Thursday, January 31, 2019

Give yourself some credit

Note to Self:

Give yourself some freaking credit.


I've always been the kind of person that gets straight A's. The B I got in my undergrad still irks me. The one A- I got in my graduate program will probably always bother me. It's just who I am. It's not enough for me to just pass and do the minimum that you're supposed to do.

As a school counselor I work with all kinds of students. Students like me, but also students who have 0.13% in a class. (For those of you wondering, it's taken me over 5 months to see that percentage and not FREAK OUT inside). The thing you have to realize with those students is: that's probably not the only class they're failing. It's probably not the only thing in their life that points out they're a failure.

As a school counselor I get to help point out the ways in which they are succeeding.

That 0.13% means they turned in an assignment or participated in class in some way - and that's more than they did last week! The second day they don't skip their least favorite class, I point out how proud I am of them for doing something that is hard for them. Telling them they're still failing doesn't help and it doesn't make them more likely to turn in the next assignment or come back to class at all. You have to give them credit for what they're already doing, before they'll believe they can do anything more than that.

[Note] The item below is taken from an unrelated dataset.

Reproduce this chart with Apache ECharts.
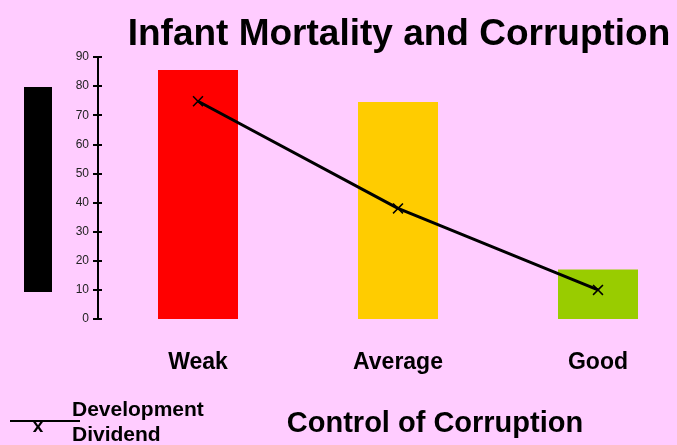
<!DOCTYPE html>
<html>
<head>
<meta charset="utf-8">
<script src="https://cdn.jsdelivr.net/npm/echarts@6/dist/echarts.min.js"></script>
<style>
  html, body { margin: 0; padding: 0; background: #ffccff; }
  #chart { width: 677px; height: 445px; }
</style>
</head>
<body>
<div id="chart"></div>
<script>
const categories = ['Weak', 'Average', 'Good'];
const barValues = [85.5, 74.5, 17];
const barColors = ['#ff0000', '#ffcc00', '#99cc00'];
const dividend = [74.8, 38, 10];
const yTicks = { min: 0, max: 90, interval: 10 };

// filled "x" shape for the line markers
const crossPath = 'path://M0,1L1,0L5,4L9,0L10,1L6,5L10,9L9,10L5,6L1,10L0,9L4,5Z';

let chart = echarts.init(document.getElementById('chart'));
let option = {
    backgroundColor: '#ffccff',
    animation: false,
    textStyle: { fontFamily: 'Liberation Sans, Arial, sans-serif' },
    title: {
        text: 'Infant Mortality and Corruption',
        left: 394,
        top: 11,
        textAlign: 'center',
        textStyle: { fontSize: 37, fontWeight: 'bold', color: '#000' }
    },
    // category centres sit at the grid edges, y axis pushed back out by offset
    grid: { left: 198, top: 57, width: 400, height: 262 },
    xAxis: {
        type: 'category',
        boundaryGap: false,
        data: categories,
        axisLine: { show: false },
        axisTick: { show: false },
        axisLabel: { margin: 32, fontSize: 23, fontWeight: 'bold', color: '#000' }
    },
    yAxis: [
        {
            type: 'value',
            min: yTicks.min, max: yTicks.max, interval: yTicks.interval,
            offset: 100,
            splitLine: { show: false },
            axisLine: { show: true, lineStyle: { color: '#000', width: 2 } },
            axisTick: { show: true, length: 5, lineStyle: { color: '#000', width: 2 } },
            axisLabel: { fontSize: 12, color: '#222', margin: 9 }
        },
        {
            type: 'value',
            position: 'left',
            min: yTicks.min, max: yTicks.max, interval: yTicks.interval,
            offset: 100,
            splitLine: { show: false },
            axisLine: { show: false },
            axisTick: { show: true, inside: true, length: 4, lineStyle: { color: '#000', width: 2 } },
            axisLabel: { show: false }
        }
    ],
    graphic: [
        { type: 'rect', shape: { x: 24, y: 87, width: 28, height: 205 }, style: { fill: '#000' } },
        { type: 'line', shape: { x1: 10, y1: 421, x2: 80, y2: 421 }, style: { stroke: '#000', lineWidth: 2 } },
        { type: 'text', x: 38, y: 427, style: { text: 'x', fill: '#000', font: 'bold 19px Liberation Sans', textAlign: 'center', textVerticalAlign: 'middle' } },
        { type: 'text', x: 72, y: 410, style: { text: 'Development', fill: '#000', font: 'bold 21px Liberation Sans', textVerticalAlign: 'middle' } },
        { type: 'text', x: 72, y: 435, style: { text: 'Dividend', fill: '#000', font: 'bold 21px Liberation Sans', textVerticalAlign: 'middle' } },
        { type: 'text', x: 435, y: 424, style: { text: 'Control of Corruption', fill: '#000', font: 'bold 29px Liberation Sans', textAlign: 'center', textVerticalAlign: 'middle' } }
    ],
    series: [
        {
            name: 'Infant Mortality',
            type: 'bar',
            barWidth: 80,
            data: barValues.map((v, i) => ({ value: v, itemStyle: { color: barColors[i] } }))
        },
        {
            name: 'Development Dividend',
            type: 'line',
            data: dividend,
            symbol: crossPath,
            symbolSize: 11,
            itemStyle: { color: '#000' },
            lineStyle: { color: '#000', width: 3 }
        }
    ]
};
chart.setOption(option);
</script>
</body>
</html>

It doesn't matter that they're supposed to turn in every assignment and go to class everyday - this student starts somewhere different than the straight A student. What matters are the seemingly small successes they have each day.

Photo credit: Si Ni Li Photography

The last three months since my dad died, I've felt as though my mental health has made me a failure in many aspects of my life. My anxiety has been worse and depression has decided to make its way into the picture as well. I pretend to be fine and I go through the motions everyday, but I kind of just feel like a shadow.

Work has been especially hard. How can I possibly help this student sitting in my office when I can't even help myself? Those words I just said to them have not helped me in the last three months, so why should I believe it's helping them?

So what if I got out of bed and did my hair this morning? So what if I got to work on time? So what if I've been organizing and cleaning the house? That's what adults are supposed to do. I do those things because it's what I'm supposed to do.

Well, today I went to counseling for the first time in too long. Everyone jokes that psych majors/counselors are the ones who need counseling anyway, so no shame in admitting that's true. I think everyone could benefit from counseling at some point or another. Anyway, that's off topic. The point is, the new counselor I'm seeing gave me a wake-up call.

I talked to him about my day-to-day activities; how I go to work, sometimes make it to the gym, get the groceries, and have been trying harder to clean and organize the house - but those things are just what adults are supposed to do and I feel like I'm failing in so many ways. He told me it was a cop-out to say that adults are just supposed to do those things. I changed up the wording and said, "I mean, I have to go to work or I'd lose my job. If I lose my job we might lose our house or financial stability..."

He cut me off and said "Right. But some people do just that. They don't keep doing those things you say adults are just supposed to do." He then raised his voice and said:

GIVE YOURSELF SOME FREAKING CREDIT! 

It shocked me; first of all that he raised his voice, and second of all that I had been missing this concept that I use with kids everyday.

He pointed out that today I got out of bed, did my hair, went to work, and made it into counseling even though it was hard for me to do. He pointed out that everyday for the last three months I've worked harder than I've ever had to before, just to do what I'm supposed to... and for that I deserve some credit.

I felt so stupid. I'm a counselor - I know this! But until that moment I didn't realize I was that student with 0.13% and I was also the person telling them that they're still failing so that small thing they did doesn't matter.

I know it will take time to really believe this and put it into practice in my life. It's not that easy for me to give myself credit for the "small" things I've been working so hard to do. It's not enough for me. But at least today the counselor managed to drive home a concept that my amazing husband has been trying to get me to believe all this time:

"You're doing great."

It doesn't matter what you're supposed to do. It matters what you do even though it may be the hardest thing in the world.

I don't know who else needed to hear this. I don't know who is going through the hardest time in their life, and faking it like I have been trying to do. It's OK - people don't need to know your struggle.

To the rest of the world it might just look like you're doing what you're supposed to... but give yourself credit for the hard things you've done today - every "little" success you've had - because right now that's what matters.